Q2-3: How should I store the vocabulary for tokenize_sentence when we cannot change its input format? And does the tokenize function return the vocabulary for the tokenizer?
A2-3: We won’t test the output of method tokenize, so you can set its output format by yourself to see which is more convenient. And yes, you’d better store the vocabulary as a class attribute so that other methods (e.g., plot_word_frequency) can use it conveniently.

Q2-4: For tokenize_sentence (BPE), is the sentence the training corpus? Or is the book text the training corpus and we tokenise the sentence according to the book’s vocabulary? (equivalent qn: for the method tokenize_sentence, do we have to tokenize the sentence that is given as input based on the vocabulary generated from the corpus (Pride and Prejudice) or should we create a new vocabulary from the sentence itself?)
A:2-4 Sentence is not part of training corpus; only the book text is the training corpus for BPE.

Q2-5: Are we allowed to use libraries like nltk or spaCy to help us with the tokenization?
A2-5: In this question, no.

Question 3. Language Modelling, Regular Expressions

Q3-1: Do we have to include the padding ‘~’ when calculating the perplexity of the text?
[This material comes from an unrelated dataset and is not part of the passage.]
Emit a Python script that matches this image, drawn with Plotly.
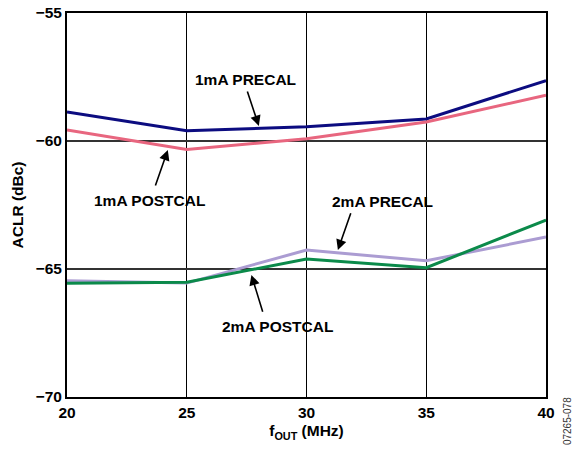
import plotly.graph_objects as go

freq = [20, 25, 30, 35, 40]
pre_1ma = [-58.87, -59.60, -59.44, -59.14, -57.64]
post_1ma = [-59.57, -60.33, -59.91, -59.26, -58.21]
pre_2ma = [-65.46, -65.55, -64.26, -64.68, -63.75]
post_2ma = [-65.56, -65.52, -64.61, -64.95, -63.09]

series = [
    ("1mA PRECAL", pre_1ma, "#0c0c80"),
    ("1mA POSTCAL", post_1ma, "#e8667f"),
    ("2mA PRECAL", pre_2ma, "#ab9cd2"),
    ("2mA POSTCAL", post_2ma, "#0b8a4a"),
]

FONT = "Liberation Sans, Arial, sans-serif"
FS = 15.5

fig = go.Figure()
for name, ys, col in series:
    fig.add_trace(go.Scatter(x=freq, y=ys, mode="lines", name=name,
                             line=dict(color=col, width=3)))

labels = [
    ("1mA PRECAL", 27.46, -57.58, 27.51, -58.01, 28.01, -59.41),
    ("1mA POSTCAL", 23.46, -62.34, 23.67, -61.80, 24.21, -60.35),
    ("2mA PRECAL", 33.18, -62.37, 31.87, -62.76, 31.31, -64.26),
    ("2mA POSTCAL", 28.80, -67.23, 28.19, -66.73, 27.70, -65.23),
]
for text, tx, ty, ax, ay, hx, hy in labels:
    fig.add_annotation(x=tx, y=ty, text=text, showarrow=False,
                       font=dict(family=FONT, size=FS, color="black", weight="bold"))
    fig.add_annotation(x=hx, y=hy, ax=ax, ay=ay, xref="x", yref="y",
                       axref="x", ayref="y", text="", showarrow=True,
                       arrowhead=2, arrowsize=1.3, arrowwidth=1.6, arrowcolor="black")

fig.add_annotation(x=1.044, y=-0.0625, xref="paper", yref="paper", text="07265-078",
                   textangle=-90, showarrow=False, xanchor="center", yanchor="middle",
                   font=dict(family=FONT, size=10, color="#333333"))

fig.update_layout(
    width=583, height=451,
    margin=dict(l=67, r=37, t=13, b=54),
    paper_bgcolor="white", plot_bgcolor="white",
    showlegend=False,
    font=dict(family=FONT, size=FS, color="black"),
)
fig.update_xaxes(range=[20, 40], tickvals=[20, 25, 30, 35, 40],
                 showgrid=True, gridcolor="black", gridwidth=1,
                 showline=True, linecolor="black", linewidth=2, mirror=True,
                 ticks="", zeroline=False, automargin=False,
                 ticklabeloverflow="allow",
                 tickfont=dict(family=FONT, size=FS, weight="bold"),
                 title=dict(text="f<sub>OUT</sub> (MHz)", standoff=6,
                            font=dict(family=FONT, size=FS, weight="bold")))
fig.update_yaxes(range=[-70, -55], tickvals=[-70, -65, -60, -55],
                 showgrid=True, gridcolor="#333333", gridwidth=1.5,
                 showline=True, linecolor="black", linewidth=2, mirror=True,
                 ticks="", zeroline=False, automargin=False,
                 ticklabeloverflow="allow",
                 tickfont=dict(family=FONT, size=FS, weight="bold"),
                 title=dict(text="ACLR (dBc)", standoff=8,
                            font=dict(family=FONT, size=FS, weight="bold")))

fig.write_html("out.html", config={"displayModeBar": False},
               post_script="document.body.style.margin='0';")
Should the padding be counted in the vocabulary?
A3-1: Yes and yes.

Q3-2: For the generate_word method, are we allowed to draw from a probability distribution over all the possible words succeeding the context, or do we have to always return the most common word following the context?
A3-2: You’re allowed and suggested to draw from a probability distribution so that this may incorporate randomness and diversity in your outputs.
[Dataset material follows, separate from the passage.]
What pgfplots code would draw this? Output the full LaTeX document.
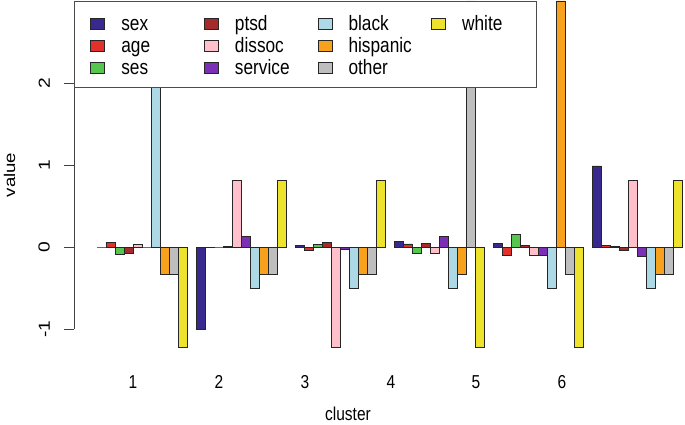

Q3-3: After tokenization, should I keep ‘. ? !’ (punctuations) and put them in my ngram model?
A3-3: You’re suggested to keep those tokens in your ngrams as they help end-of-sequence prediction.

Q3-4: Shall we ignore the stop word, like ‘the’, ‘in’, ‘I’ during word prediction?
A3-4: No, it is not required. Stop words can occur in the word prediction.
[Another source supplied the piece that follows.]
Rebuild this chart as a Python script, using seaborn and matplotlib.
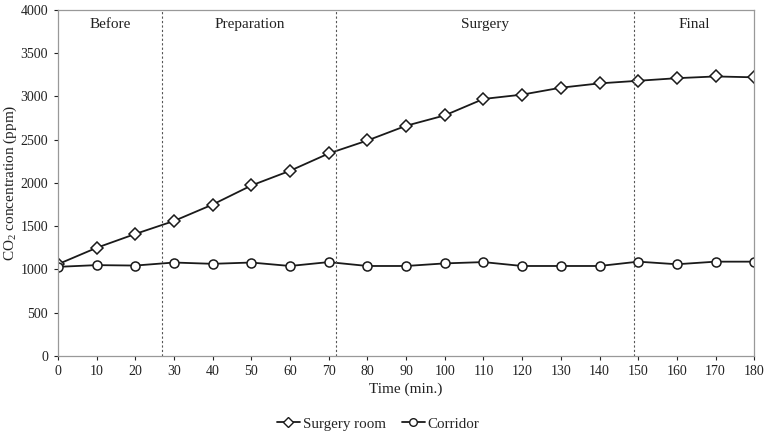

Question 4. Theory Question, Language Modelling.

Q4-1: Are we required to consider test corpora with zero probability for Q4? From my understanding, it’s possible to construct such a corpus, but then the answers to Q4 would become quite trivial. Also, given that the sum of probabilities over V+ is 1, does this mean that we only consider sentences from V+?
A4-1: We assume in this question that all words seen in any test corpus are in the vocabulary V and each word in any test corpus is seen at least once in training. And for the second question, yes.

Project

Team Formation

Q: Are we allowed to have cross tutorial teams for the project?
A: You don't need to be in the same tutorial group, although that might help.
Q: Can we indicate our interest with whom we wish to work with if we already have names in mind? Or is this fully random?
A: It is partially randomised. We will go over this during lecture and through other slides. You will have to fill out a survey to declare your mini-team members and your mini-team preferences. We'll then do an algorithmic match up.
Q: Do all members of a team have to fill out the Canvas subteam declaration survey? Or is it sufficient for 1 member to submit this?
A: One member to fill out the form. If you need to modify it, please have the same member edit their submission. 😎
Q: I was wondering if we must join a subgroup of 3? (I don’t really have friends taking this module..)
A: You can join as a subgroup of between 1 (just yourself) to 3 students. You can use the Discussion for Project Teammates to solicit other classmates looking for project partners.
Q: Must we use one of the specified datasets in the Project Dataset Description PDF?
A: Yes, you must use one of the specified datasets. You may use it in conjunction with any other dataset that you wish to use (some advanced teams augment their dataset's data with other datasets, suitably processed). Note that the prescription of the dataset does not restrict the purpose of the dataset, although most datasets have an intended purpose.
Q: Can we change the limit from 3 to another number?
A: No, the hard limit is 3. If you have additional interested members, please split up your larger group to 2 or more groups of 3 or less.

Lectures

No questions at this time ... so no answers too.